- _TASK PROMPT_:
Search the listing below for "draw". Copy each matching line.

- _COLLECTED MATERIAL_:

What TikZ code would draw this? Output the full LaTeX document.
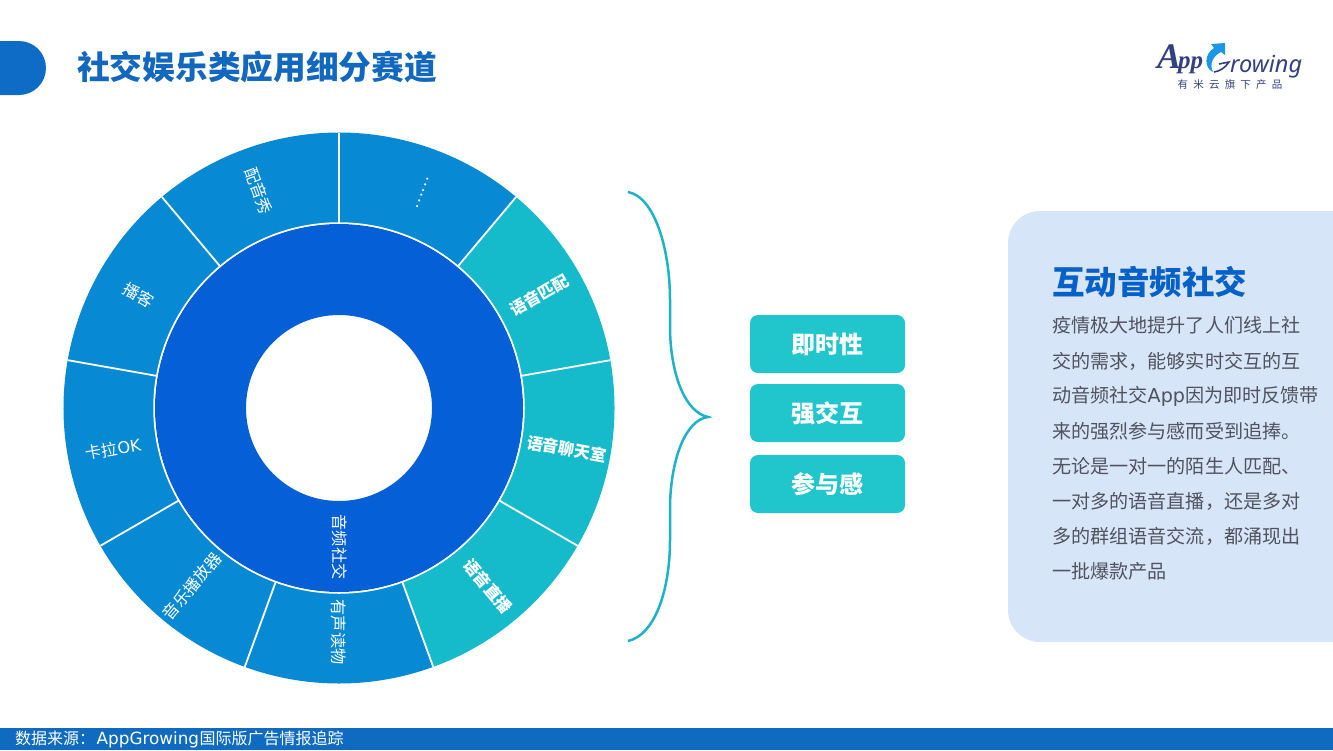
\documentclass[tikz,border=0pt]{standalone}
\usepackage{fontspec}
\setmainfont{Noto Sans}
\newfontfamily\cjk{Noto Sans CJK SC}
\newfontfamily\latinf{DejaVu Sans}
\newfontfamily\logofont{Liberation Serif}
\usetikzlibrary{calc}
\definecolor{pillblue}{HTML}{0F6CC6}
\definecolor{titleblue}{HTML}{1168BE}
\definecolor{inner}{HTML}{0560D8}
\definecolor{outerblue}{HTML}{0889D4}
\definecolor{teal}{HTML}{16BBCB}
\definecolor{boxteal}{HTML}{20C6CB}
\definecolor{bracecol}{HTML}{1CB2C8}
\definecolor{panel}{HTML}{D7E5F8}
\definecolor{bodytext}{HTML}{50525E}
\definecolor{heading}{HTML}{0560C8}
\definecolor{footbar}{HTML}{0F6BBF}
\definecolor{logonavy}{HTML}{34407F}
\definecolor{logoblue}{HTML}{1E96E6}
\tikzset{
  x=1pt,y=-1pt,
  seglabel/.style={text=white,inner sep=0pt,font=\cjk\fontsize{16.2}{16.2}\selectfont},
  tealabel/.style={text=white,inner sep=0pt,font=\cjk\bfseries\fontsize{16.2}{16.2}\selectfont},
  tagbox/.style={fill=boxteal,rounded corners=8pt,minimum width=155pt,minimum height=58pt,inner sep=0pt,text=white,font=\cjk\bfseries\fontsize{24}{24}\selectfont},
  bodyline/.style={anchor=west,inner sep=0pt,text=bodytext,font=\cjk\fontsize{19.1}{19.1}\selectfont},
  sep/.style={draw=white,line width=1.8pt}
}
\newcommand{\sector}[3]{%
  \fill[#3] ($(339,408)+({sin(#1)*185},{-cos(#1)*185})$)
    -- ($(339,408)+({sin(#1)*275.5},{-cos(#1)*275.5})$)
    arc[start angle={90-#1},end angle={90-#2},radius=275.5pt]
    -- ($(339,408)+({sin(#2)*185},{-cos(#2)*185})$)
    arc[start angle={90-#2},end angle={90-#1},radius=185pt] -- cycle;}
\begin{document}
\begin{tikzpicture}
\useasboundingbox (0,0) rectangle (1333,750);
% header
\fill[pillblue] (0,41) -- (19,41) arc[start angle=90,end angle=-90,radius=27pt] -- (0,95) -- cycle;
\node[anchor=west,inner sep=0pt,text=titleblue,font=\cjk\bfseries\fontsize{32.7}{32.7}\selectfont] (title) at (77,67) {社交娱乐类应用细分赛道};
% logo
\node[anchor=base west,inner sep=0pt,text=logonavy,font=\logofont\itshape\bfseries\fontsize{36}{36}\selectfont] (logoa) at (1157,68) {A};
\node[anchor=base west,inner sep=0pt,text=logonavy,font=\logofont\itshape\bfseries\fontsize{25}{25}\selectfont] (logop) at (1178,68) {pp};
\node[anchor=base west,inner sep=0pt,text=logonavy,font=\itshape\fontsize{23.5}{23.5}\selectfont] (logob) at (1230,72) {rowing};
\fill[logoblue] (1213,72) .. controls (1204,68) and (1204,54) .. (1214,48) -- (1211,44) -- (1225,43) -- (1225,55) -- (1221,52) .. controls (1213,56) and (1209,64) .. (1213,72) -- cycle;
\draw[logonavy,line width=1.6pt] (1214,72) .. controls (1220,71) and (1225,68) .. (1229,62) -- (1219,64);
\node[inner sep=0pt,text=logonavy,font=\cjk\fontsize{10.5}{10.5}\selectfont] (logoc) at (1230,85) {有\hspace{5.2pt}米\hspace{5.2pt}云\hspace{5.2pt}旗\hspace{5.2pt}下\hspace{5.2pt}产\hspace{5.2pt}品};
% donut
\sector{0}{40}{outerblue}
\sector{40}{80}{teal}
\sector{80}{120}{teal}
\sector{120}{160}{teal}
\sector{160}{200}{outerblue}
\sector{200}{240}{outerblue}
\sector{240}{280}{outerblue}
\sector{280}{320}{outerblue}
\sector{320}{360}{outerblue}
\foreach \a in {0,40,...,320}
  \draw[sep] ($(339,408)+({sin(\a)*185},{-cos(\a)*185})$) -- ($(339,408)+({sin(\a)*275.5},{-cos(\a)*275.5})$);
\fill[inner,even odd rule] (339,408) circle[radius=184pt] (339,408) circle[radius=93pt];
\draw[white,line width=1.5pt] (339,408) circle[radius=185pt];
% labels
\node[seglabel,rotate=70] (s1) at (423,193) {……};
\node[tealabel,rotate=30] (s2) at (539,295) {语音匹配};
\node[tealabel,rotate=-10] (s3) at (567,449) {语音聊天室};
\node[tealabel,rotate=-50] (s4) at (488,586) {语音直播};
\node[seglabel,rotate=-90] (s5) at (339,632) {有声读物};
\node[seglabel,rotate=50] (s6) at (192,586) {音乐播放器};
\node[seglabel,rotate=10] (s7) at (113,449) {卡拉\latinf OK};
\node[seglabel,rotate=-30] (s8) at (139,295) {播客};
\node[seglabel,rotate=-70] (s9) at (259,191) {配音秀};
\node[seglabel,rotate=-90] (s0) at (339.5,547) {音频社交};
% brace
\draw[bracecol,line width=2.5pt,line join=miter] (628,192) .. controls (655,197) and (670,250) .. (670,300) -- (670,330) .. controls (671,375) and (685,412) .. (708,417) .. controls (685,420) and (671,460) .. (670,505) -- (670,540) .. controls (670,590) and (655,635) .. (628,641);
% tags
\node[tagbox] (t1) at (827.5,344) {即时性};
\node[tagbox] (t2) at (827.5,413) {强交互};
\node[tagbox] (t3) at (827.5,484) {参与感};
% panel
\fill[panel] (1333,211) -- (1040,211) arc[start angle=90,end angle=180,radius=32pt] -- (1008,610) arc[start angle=180,end angle=270,radius=32pt] -- (1333,642) -- cycle;
\node[anchor=west,inner sep=0pt,text=heading,font=\cjk\bfseries\fontsize{32.5}{32.5}\selectfont] (h) at (1052,282) {互动音频社交};
\node[bodyline] (l1) at (1052,325.5) {疫情极大地提升了人们线上社};
\node[bodyline] (l2) at (1052,361) {交的需求，能够实时交互的互};
\node[bodyline] (l3) at (1052,396) {动音频社交{\latinf App}因为即时反馈带};
\node[bodyline] (l4) at (1052,431) {来的强烈参与感而受到追捧。};
\node[bodyline] (l5) at (1052,466) {无论是一对一的陌生人匹配、};
\node[bodyline] (l6) at (1052,501) {一对多的语音直播，还是多对};
\node[bodyline] (l7) at (1052,536.5) {多的群组语音交流，都涌现出};
\node[bodyline] (l8) at (1052,571.5) {一批爆款产品};
% footer
\fill[footbar] (0,728) rectangle (1333,750);
\node[anchor=west,inner sep=0pt,text=white,font=\cjk\fontsize{16}{16}\selectfont] (f) at (15,739) {数据来源：\hspace{1.5pt}{\latinf\fontsize{16.8}{16.8}\selectfont AppGrowing}\hspace{0.5pt}国际版广告情报追踪};
\end{tikzpicture}
\end{document}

- _COMPLETED TASK_:
What TikZ code would draw this? Output the full LaTeX document.
  sep/.style={draw=white,line width=1.8pt}
\draw[logonavy,line width=1.6pt] (1214,72) .. controls (1220,71) and (1225,68) .. (1229,62) -- (1219,64);
  \draw[sep] ($(339,408)+({sin(\a)*185},{-cos(\a)*185})$) -- ($(339,408)+({sin(\a)*275.5},{-cos(\a)*275.5})$);
\draw[white,line width=1.5pt] (339,408) circle[radius=185pt];
\draw[bracecol,line width=2.5pt,line join=miter] (628,192) .. controls (655,197) and (670,250) .. (670,300) -- (670,330) .. controls (671,375) and (685,412) .. (708,417) .. controls (685,420) and (671,460) .. (670,505) -- (670,540) .. controls (670,590) and (655,635) .. (628,641);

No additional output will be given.